Elsewhere, dream-peddling duo Family suffered slightly from being first on, caught in the sunlight, while their vocals and laptop set-up presented the perennial problem of a comparable lack of onstage physical gesture, which can detract from the 'liveness' of a live show. The Human Race,
in contrast, glossed some admirably ramshackle riffs - stuffing, or wires, or entrails pouring out - with the kind of ranting, embittered, monodic vocals that demand comparison with early, puritanical post-punk. Acts like this cast a slightly uneasy shadow over the apparently intuitive co-existence of the often paradoxical legacy of punk and an event so self-conscious, involving art which often verged on the precious.

Ghost Hunter

Saturday's line-up, spanning daylight and darkness, was certainly more expansive. I arrived in time for three electronic outfits, markedly different in tone and allusion, beginning with the pixelated battle hymns of School Tour and ending with the postcard idylls of Ghost Hunter.

Hype Williams

By far the most engaging of the three were Hype Williams, and not only because they were playing on the darker, moodier stage, used more live instrumentation and burned incense. They built up their dark tracks with sombre intent, playing two droning keyboards off against each other while a drum machine ricocheted violently, the duo taking turns to apply their cold, detached vocals over the top.

Slowcoaches

Slowcoaches received automatic respect from the audience for their convincing reincarnation of a familiar, bratty punk sound, although their live set-up sacrificed some of the delectable buzz of the recorded tracks I've heard. In general, the potentially ingenious set-up of two adjacent stages alternating within a constant stream of performances was slightly affected by frequent issues with equipment, always rectified but occasionally eating annoyingly into the otherwise perfect half-hour slots for each band.

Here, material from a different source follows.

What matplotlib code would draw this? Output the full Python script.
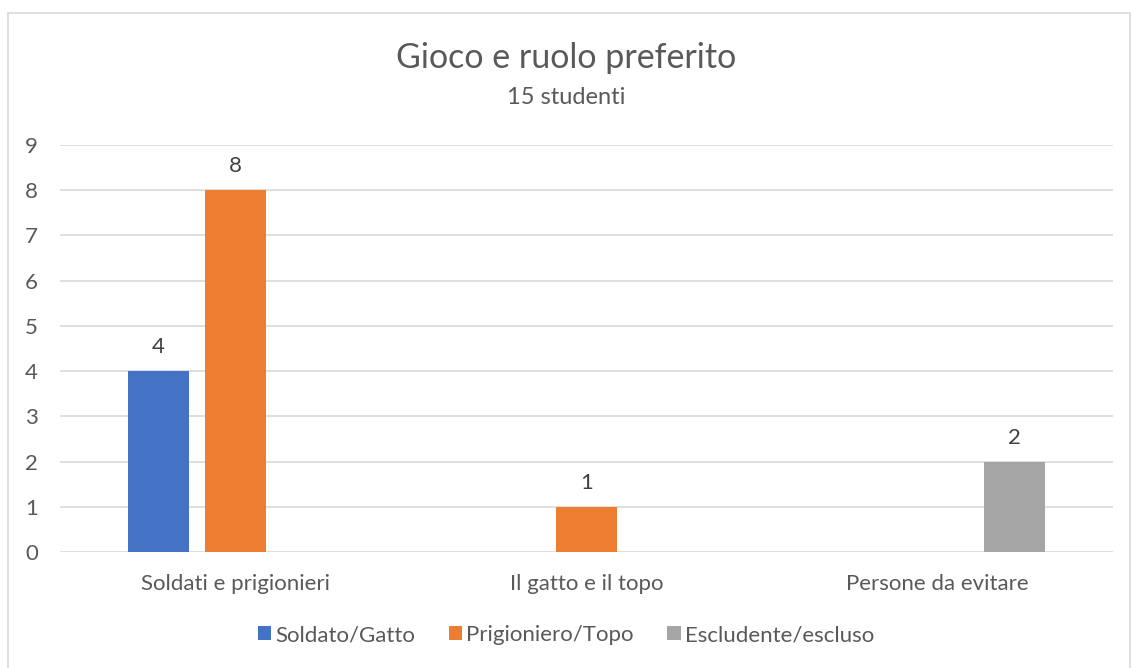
import matplotlib
matplotlib.use("Agg")
import matplotlib.pyplot as plt
import numpy as np
from matplotlib.patches import Rectangle

categories = ["Soldati e prigionieri", "Il gatto e il topo", "Persone da evitare"]
series_names = ["Soldato/Gatto", "Prigioniero/Topo", "Escludente/escluso"]
soldato_gatto = [4, 0, 0]
prigioniero_topo = [8, 1, 0]
escludente_escluso = [0, 0, 2]
y_ticks = list(range(0, 10))

colors = ["#4472C4", "#ED7D31", "#A5A5A5"]
text_color = "#595959"
grid_color = "#D9D9D9"

plt.rcParams["font.family"] = ["Lato", "DejaVu Sans"]

fig = plt.figure(figsize=(11.32, 6.68), dpi=100)
# chart border (bottom edge runs off the image, as in the reference)
fig.patches.append(Rectangle((8 / 1132, -0.01), 1 - 10 / 1132, 1 - 13 / 668 + 0.01,
                             transform=fig.transFigure, fill=False,
                             edgecolor=grid_color, linewidth=1.2))
ax = fig.add_axes([60 / 1132, 1 - 552 / 668, (1113 - 60) / 1132, (552 - 145) / 668])

x = np.arange(len(categories))
width = 0.174
step = 0.219
all_series = [soldato_gatto, prigioniero_topo, escludente_escluso]
for i, (name, vals, col) in enumerate(zip(series_names, all_series, colors)):
    bars = ax.bar(x + (i - 1) * step, vals, width, color=col, label=name, zorder=3)
    ax.bar_label(bars, labels=[str(v) if v else "" for v in vals], padding=10,
                 fontsize=16, color="#404040")

ax.set_xlim(-0.5, 2.5)
ax.set_ylim(0, 9)
ax.set_yticks(y_ticks)
ax.set_xticks(x)
ax.set_xticklabels(categories)
ax.tick_params(axis="both", length=0, labelsize=16, colors=text_color)
ax.tick_params(axis="x", pad=16)
ax.tick_params(axis="y", pad=16)
ax.grid(axis="y", color=grid_color, linewidth=1.2, zorder=0)
for s in ax.spines.values():
    s.set_visible(False)

fig.text(0.5, 1 - 58 / 668, "Gioco e ruolo preferito", ha="center", va="center",
         fontsize=24.5, color=text_color)
fig.text(0.5, 1 - 98 / 668, "15 studenti", ha="center", va="center",
         fontsize=17, color=text_color)

fig.legend(loc="center", bbox_to_anchor=(0.5, 1 - 635 / 668), ncol=3, frameon=False,
           fontsize=16, handlelength=0.6, handleheight=0.6, handletextpad=0.2,
           columnspacing=1.5, labelcolor=text_color)

fig.savefig("out.png", dpi=100)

The final four bands picked up where Male Bonding had left off the previous evening. Fair Ohs represented the closest that the festival got to the recent US sea/surf/summer obsession, building Abe Vigoda-style patterns into full-scale pop songs, sporting names like 'Eden Rock', 'Summer Lake' and 'Almost Island' with total joyful justification.

Please

Dual-guitar outfit Please constructed and overturned successive riffs with unpredictable counter-gestures, producing some highly alien contours, while Islet specialised
in a cartoony kind of performance pop, both in their animated gestures and journeys, and in song structures which shift between outrageous ideas like frames in a comic strip. The band were, however, along with quite a large proportion of the line-up, culpable of a rather ambivalent attitude toward the audience, as well as a strange surfeit of seriousness. Many of the bands closed their sets without so much as a smile out front, and for an event encapsulating a musical moment so whimsical and colourful, there was always a little bit too much sternness on stage.

This certainly wasn't true of the final act and highlight of the day, Cleckhuddersfax, party incarnate, who managed to engineer the sort of jolting, noisy mess which is impossible to stand still to, and for once the moshing turned to proper dancing across the crowd.


If the Upset the Rhythm aesthetic has the monopoly on the 'best and brightest of the UK's music underground' then it's in good shape, for all its debts to Los Angeles. The enduring interest in sound demonstrated by the festival - the careful colouring-in of thrash and noise and fuzz - as well as a fundamental joie de vivre suggests a climate in which individual DIY experimentation will bear all the tastiest fruits, while lyrical content, political attitude or historic revivalism take a backseat. However, more probably, the label and the line-up represent a burgeoning scene, the kind which will gain momentum the more it can bear to recognise itself, which while representing a resourceful and sociable proportion of British underground music, should not preclude experimentation in other, possibly less well-rooted, directions.